--- Begin Supplied entries ---
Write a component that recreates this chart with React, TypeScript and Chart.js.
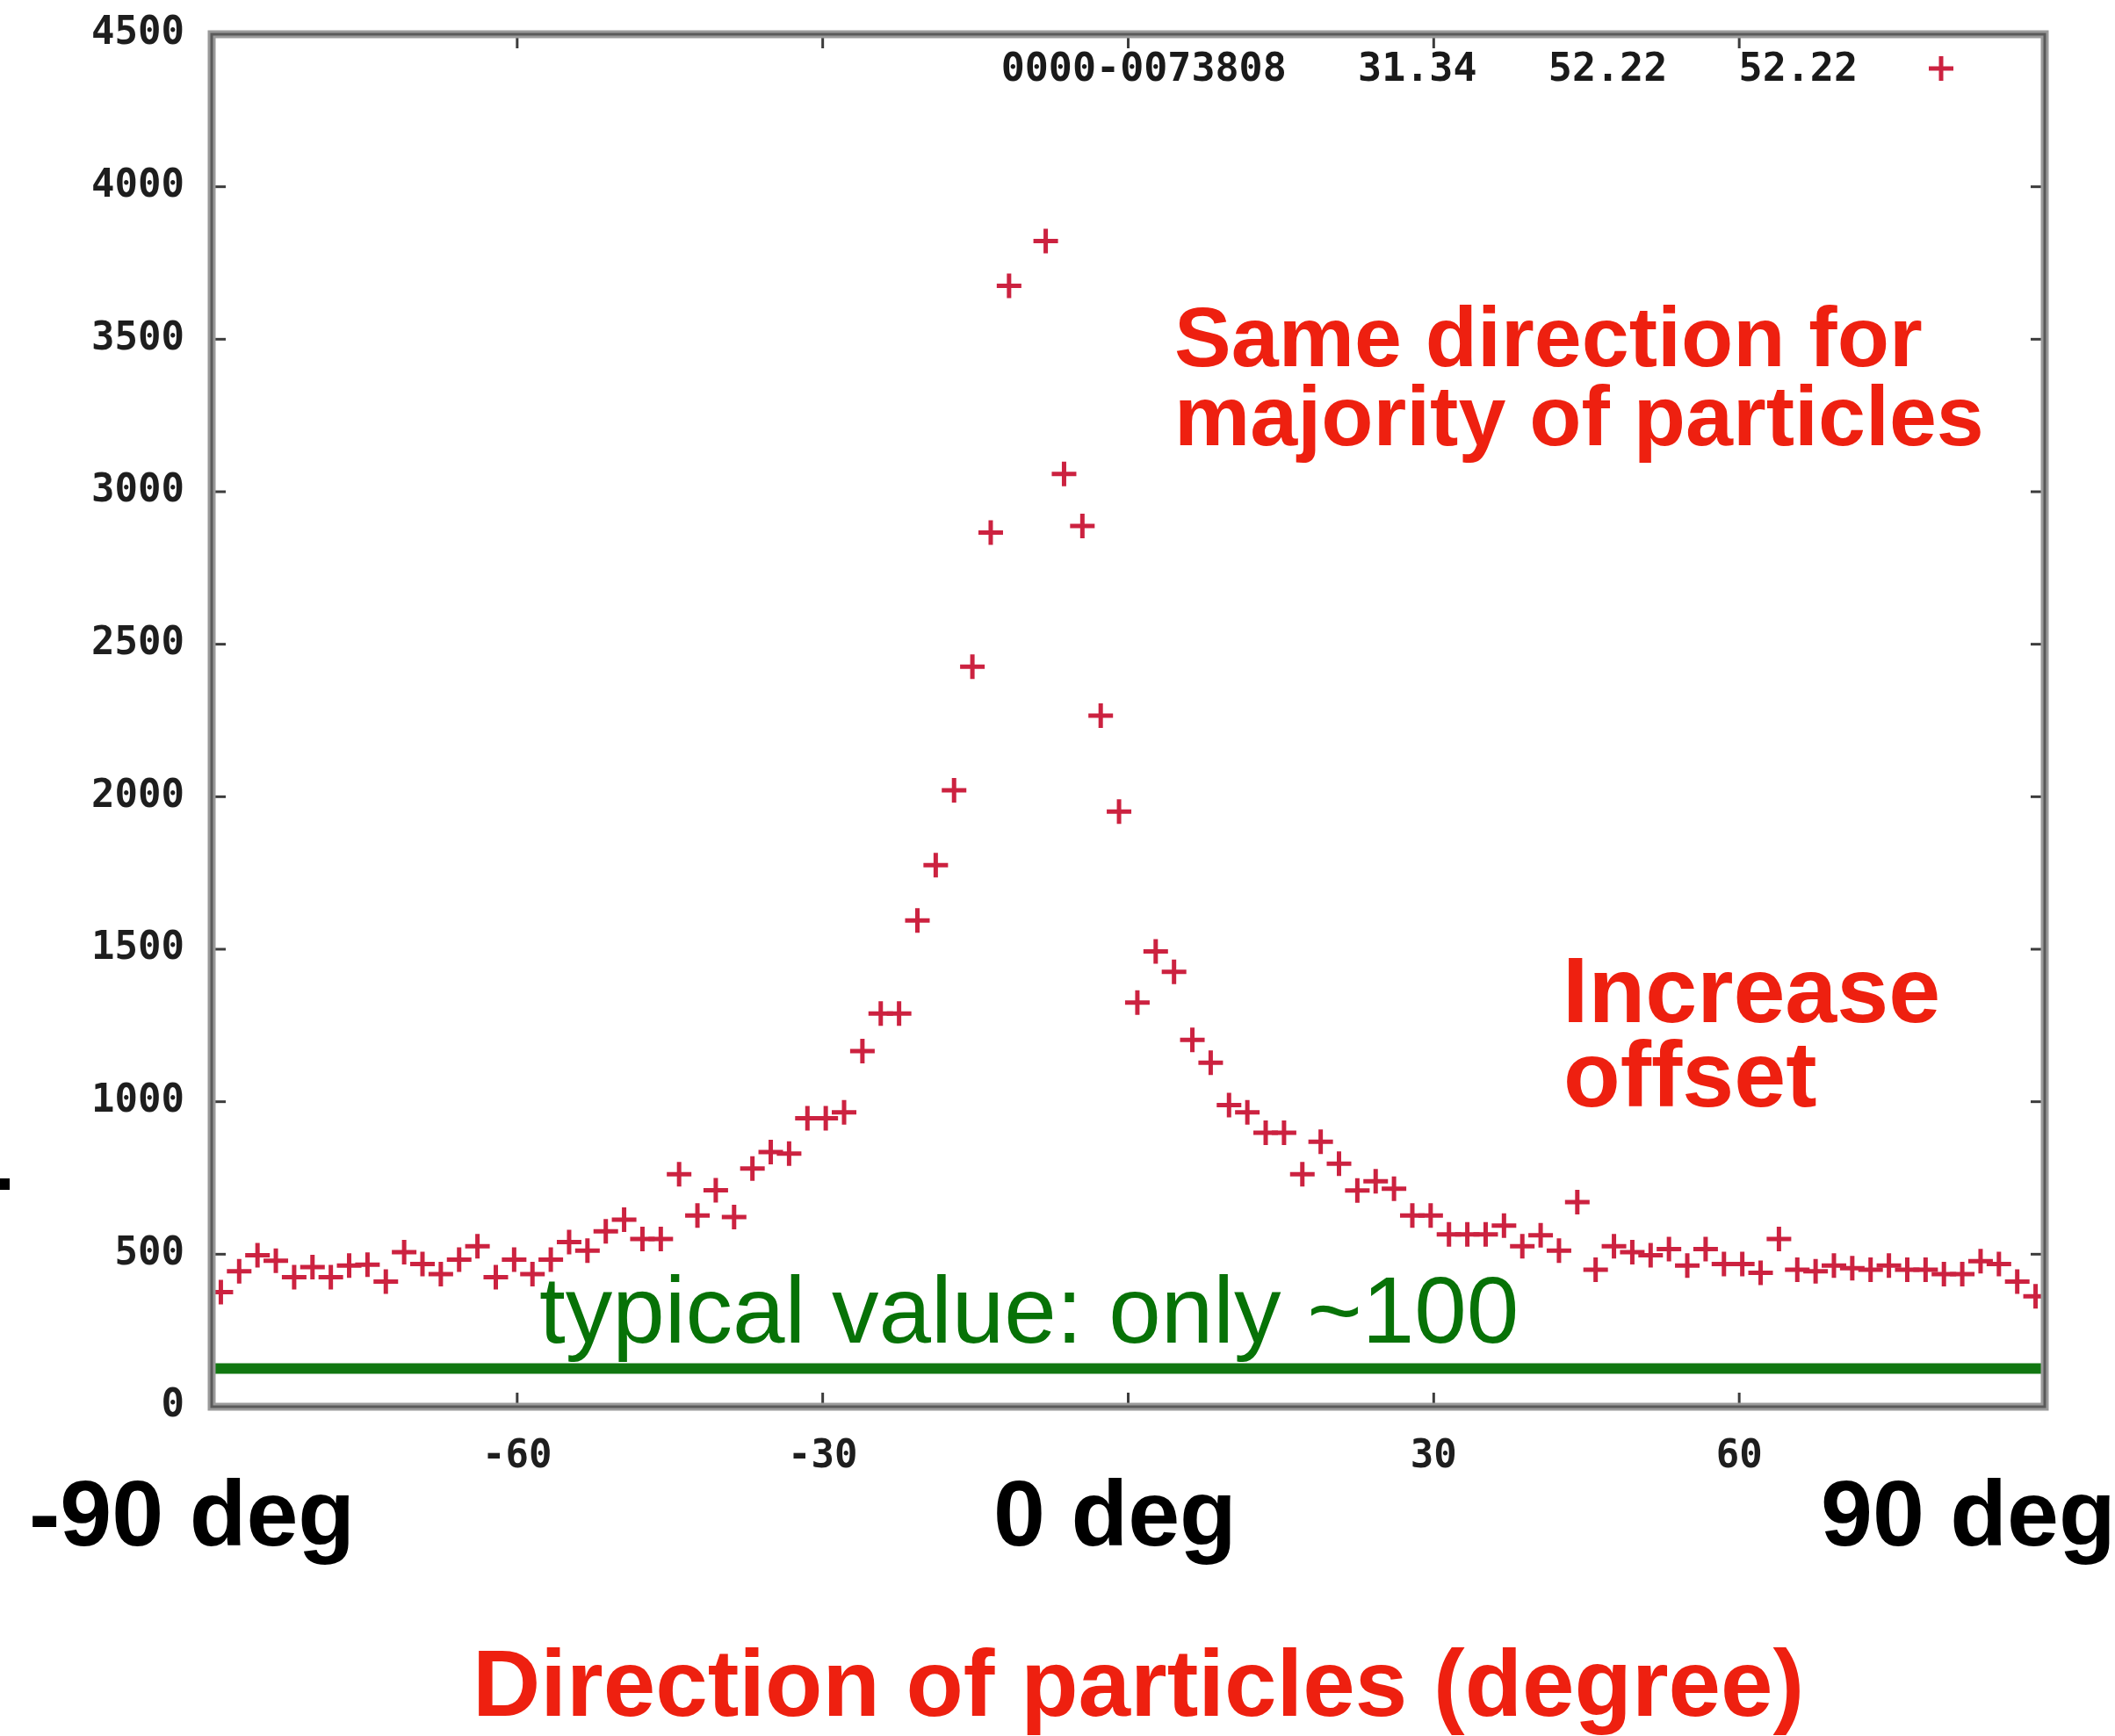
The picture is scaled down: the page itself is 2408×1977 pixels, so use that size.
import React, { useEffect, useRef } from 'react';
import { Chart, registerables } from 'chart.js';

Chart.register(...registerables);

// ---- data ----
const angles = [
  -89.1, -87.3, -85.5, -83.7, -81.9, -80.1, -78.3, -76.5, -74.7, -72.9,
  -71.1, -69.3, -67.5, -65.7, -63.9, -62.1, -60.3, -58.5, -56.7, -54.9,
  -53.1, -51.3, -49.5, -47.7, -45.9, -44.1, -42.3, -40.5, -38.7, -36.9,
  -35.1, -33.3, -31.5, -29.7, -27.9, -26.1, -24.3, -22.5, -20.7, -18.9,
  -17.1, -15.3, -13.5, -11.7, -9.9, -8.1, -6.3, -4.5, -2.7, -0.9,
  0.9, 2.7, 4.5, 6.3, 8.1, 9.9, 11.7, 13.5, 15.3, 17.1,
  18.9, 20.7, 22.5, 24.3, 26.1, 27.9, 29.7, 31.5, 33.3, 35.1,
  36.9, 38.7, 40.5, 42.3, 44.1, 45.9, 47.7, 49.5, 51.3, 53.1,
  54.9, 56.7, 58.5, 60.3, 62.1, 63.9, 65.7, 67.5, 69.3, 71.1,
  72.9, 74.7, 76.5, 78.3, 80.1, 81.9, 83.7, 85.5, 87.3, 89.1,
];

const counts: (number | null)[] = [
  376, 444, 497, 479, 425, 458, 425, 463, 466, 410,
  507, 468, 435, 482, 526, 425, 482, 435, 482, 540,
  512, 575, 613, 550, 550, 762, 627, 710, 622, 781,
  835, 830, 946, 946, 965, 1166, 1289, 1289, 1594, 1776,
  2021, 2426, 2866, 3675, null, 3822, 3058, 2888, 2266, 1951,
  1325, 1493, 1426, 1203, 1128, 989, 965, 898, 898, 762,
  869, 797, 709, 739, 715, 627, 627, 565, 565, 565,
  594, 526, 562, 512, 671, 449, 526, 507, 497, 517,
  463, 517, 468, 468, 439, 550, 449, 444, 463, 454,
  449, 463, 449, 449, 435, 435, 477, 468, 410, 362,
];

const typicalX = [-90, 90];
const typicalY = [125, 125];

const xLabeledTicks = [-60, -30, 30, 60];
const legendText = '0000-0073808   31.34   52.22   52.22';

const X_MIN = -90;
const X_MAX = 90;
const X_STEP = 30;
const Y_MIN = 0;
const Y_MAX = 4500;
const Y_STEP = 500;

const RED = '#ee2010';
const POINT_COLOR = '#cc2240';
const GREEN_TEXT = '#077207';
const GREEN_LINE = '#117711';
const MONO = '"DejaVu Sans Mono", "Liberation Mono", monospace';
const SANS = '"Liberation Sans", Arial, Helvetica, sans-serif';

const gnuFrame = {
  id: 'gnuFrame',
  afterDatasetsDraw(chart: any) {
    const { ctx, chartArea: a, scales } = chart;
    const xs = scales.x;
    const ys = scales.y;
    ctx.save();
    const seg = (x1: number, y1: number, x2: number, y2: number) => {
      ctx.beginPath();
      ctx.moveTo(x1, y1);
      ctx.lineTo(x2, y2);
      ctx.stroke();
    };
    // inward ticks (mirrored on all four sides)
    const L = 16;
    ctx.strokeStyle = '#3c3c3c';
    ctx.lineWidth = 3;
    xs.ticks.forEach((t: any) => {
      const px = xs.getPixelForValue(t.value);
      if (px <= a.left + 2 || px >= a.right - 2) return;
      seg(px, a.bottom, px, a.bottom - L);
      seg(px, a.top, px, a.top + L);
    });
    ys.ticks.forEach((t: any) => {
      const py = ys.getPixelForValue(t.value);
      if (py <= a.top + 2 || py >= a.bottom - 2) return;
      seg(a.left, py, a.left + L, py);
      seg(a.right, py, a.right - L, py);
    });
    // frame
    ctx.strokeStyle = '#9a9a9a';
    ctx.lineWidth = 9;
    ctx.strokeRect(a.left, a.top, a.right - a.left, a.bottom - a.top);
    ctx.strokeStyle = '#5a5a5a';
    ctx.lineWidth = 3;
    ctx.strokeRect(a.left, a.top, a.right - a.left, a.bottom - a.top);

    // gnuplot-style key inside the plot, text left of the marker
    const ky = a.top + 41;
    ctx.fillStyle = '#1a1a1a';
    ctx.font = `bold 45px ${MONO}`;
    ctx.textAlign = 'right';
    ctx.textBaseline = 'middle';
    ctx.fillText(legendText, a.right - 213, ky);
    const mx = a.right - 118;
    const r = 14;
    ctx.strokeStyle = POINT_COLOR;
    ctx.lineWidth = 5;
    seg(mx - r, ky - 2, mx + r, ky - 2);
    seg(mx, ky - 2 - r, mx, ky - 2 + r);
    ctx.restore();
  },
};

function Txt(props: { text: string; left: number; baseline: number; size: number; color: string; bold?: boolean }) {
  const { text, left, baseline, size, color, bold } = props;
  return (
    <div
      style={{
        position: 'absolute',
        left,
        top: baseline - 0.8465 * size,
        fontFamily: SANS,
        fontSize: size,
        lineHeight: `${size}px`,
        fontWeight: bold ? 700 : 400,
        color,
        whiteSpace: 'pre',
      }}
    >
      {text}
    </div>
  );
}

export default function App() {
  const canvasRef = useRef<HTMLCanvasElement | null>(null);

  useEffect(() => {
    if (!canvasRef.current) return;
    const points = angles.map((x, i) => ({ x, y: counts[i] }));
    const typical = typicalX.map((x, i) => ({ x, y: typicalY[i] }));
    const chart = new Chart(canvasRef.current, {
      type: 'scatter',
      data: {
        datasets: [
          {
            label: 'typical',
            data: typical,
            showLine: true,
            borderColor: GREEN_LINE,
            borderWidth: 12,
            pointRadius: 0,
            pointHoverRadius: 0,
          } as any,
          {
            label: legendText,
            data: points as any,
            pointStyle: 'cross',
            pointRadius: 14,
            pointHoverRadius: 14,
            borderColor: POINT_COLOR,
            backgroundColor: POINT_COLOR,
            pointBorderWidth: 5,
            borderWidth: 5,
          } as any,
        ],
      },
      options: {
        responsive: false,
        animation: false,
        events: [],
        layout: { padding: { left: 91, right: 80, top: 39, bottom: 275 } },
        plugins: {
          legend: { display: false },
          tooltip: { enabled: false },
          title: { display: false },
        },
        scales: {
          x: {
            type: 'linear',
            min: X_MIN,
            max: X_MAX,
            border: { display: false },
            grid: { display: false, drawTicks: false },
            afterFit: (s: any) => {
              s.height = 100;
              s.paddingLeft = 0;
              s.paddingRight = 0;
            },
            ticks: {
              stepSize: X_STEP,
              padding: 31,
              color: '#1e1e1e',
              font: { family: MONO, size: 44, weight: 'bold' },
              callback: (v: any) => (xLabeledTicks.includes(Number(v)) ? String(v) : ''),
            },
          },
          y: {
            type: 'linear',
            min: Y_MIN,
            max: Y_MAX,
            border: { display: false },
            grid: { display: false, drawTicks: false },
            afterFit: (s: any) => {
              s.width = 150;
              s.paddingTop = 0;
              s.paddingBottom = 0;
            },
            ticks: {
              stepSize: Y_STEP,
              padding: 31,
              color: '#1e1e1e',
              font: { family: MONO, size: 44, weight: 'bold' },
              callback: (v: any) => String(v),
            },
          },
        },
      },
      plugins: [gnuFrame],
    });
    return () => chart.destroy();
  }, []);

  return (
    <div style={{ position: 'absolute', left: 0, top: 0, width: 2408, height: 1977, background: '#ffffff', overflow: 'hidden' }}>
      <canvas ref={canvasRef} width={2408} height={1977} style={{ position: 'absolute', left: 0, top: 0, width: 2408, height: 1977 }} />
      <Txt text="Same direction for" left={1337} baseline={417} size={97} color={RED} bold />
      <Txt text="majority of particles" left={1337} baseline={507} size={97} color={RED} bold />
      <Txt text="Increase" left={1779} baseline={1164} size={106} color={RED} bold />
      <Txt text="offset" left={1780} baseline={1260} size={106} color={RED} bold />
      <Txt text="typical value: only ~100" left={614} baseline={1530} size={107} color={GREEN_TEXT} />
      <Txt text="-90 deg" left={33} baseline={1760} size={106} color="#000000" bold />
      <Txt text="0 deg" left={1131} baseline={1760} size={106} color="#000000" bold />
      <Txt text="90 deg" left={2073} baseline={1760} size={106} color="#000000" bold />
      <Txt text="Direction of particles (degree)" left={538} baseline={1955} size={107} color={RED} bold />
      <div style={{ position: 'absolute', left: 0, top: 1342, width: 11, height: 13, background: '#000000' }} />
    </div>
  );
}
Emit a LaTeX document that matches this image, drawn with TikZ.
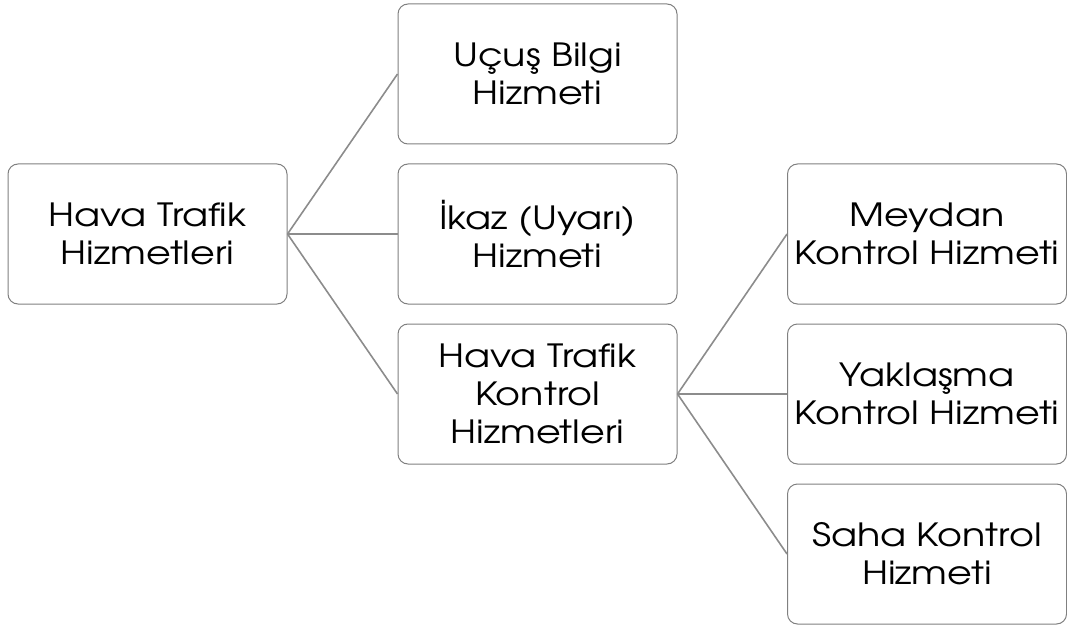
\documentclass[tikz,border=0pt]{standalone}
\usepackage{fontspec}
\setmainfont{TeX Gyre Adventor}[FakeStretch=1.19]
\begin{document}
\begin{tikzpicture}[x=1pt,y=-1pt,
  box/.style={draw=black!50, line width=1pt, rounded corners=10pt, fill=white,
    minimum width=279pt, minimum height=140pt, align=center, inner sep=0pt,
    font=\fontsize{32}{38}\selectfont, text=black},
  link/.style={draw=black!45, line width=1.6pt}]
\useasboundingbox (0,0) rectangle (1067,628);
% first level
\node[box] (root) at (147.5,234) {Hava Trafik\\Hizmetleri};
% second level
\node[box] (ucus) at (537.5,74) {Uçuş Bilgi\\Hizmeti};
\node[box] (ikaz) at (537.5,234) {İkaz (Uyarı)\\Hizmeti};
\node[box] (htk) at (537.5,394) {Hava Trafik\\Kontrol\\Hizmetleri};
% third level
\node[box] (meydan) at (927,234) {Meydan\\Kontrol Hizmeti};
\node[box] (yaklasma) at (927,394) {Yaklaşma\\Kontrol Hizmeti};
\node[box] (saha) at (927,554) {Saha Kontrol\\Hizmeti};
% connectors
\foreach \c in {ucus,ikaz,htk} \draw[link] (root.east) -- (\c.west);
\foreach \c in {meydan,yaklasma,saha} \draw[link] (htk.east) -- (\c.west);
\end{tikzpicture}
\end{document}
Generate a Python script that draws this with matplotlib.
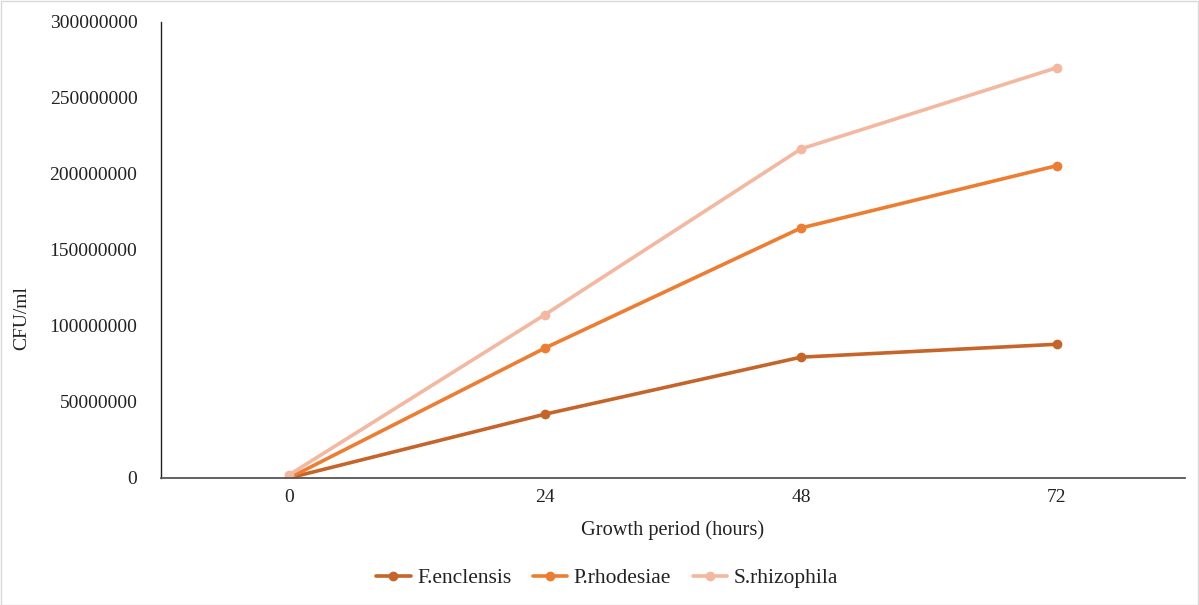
--- End Supplied entries ---
### Instructions for the task:
Skip every picture and return the lines above from the top through the one that contains "Chart.register(...registerables);".

### The response:
Write a component that recreates this chart with React, TypeScript and Chart.js.
The picture is scaled down: the page itself is 2408×1977 pixels, so use that size.
import React, { useEffect, useRef } from 'react';
import { Chart, registerables } from 'chart.js';

Chart.register(...registerables);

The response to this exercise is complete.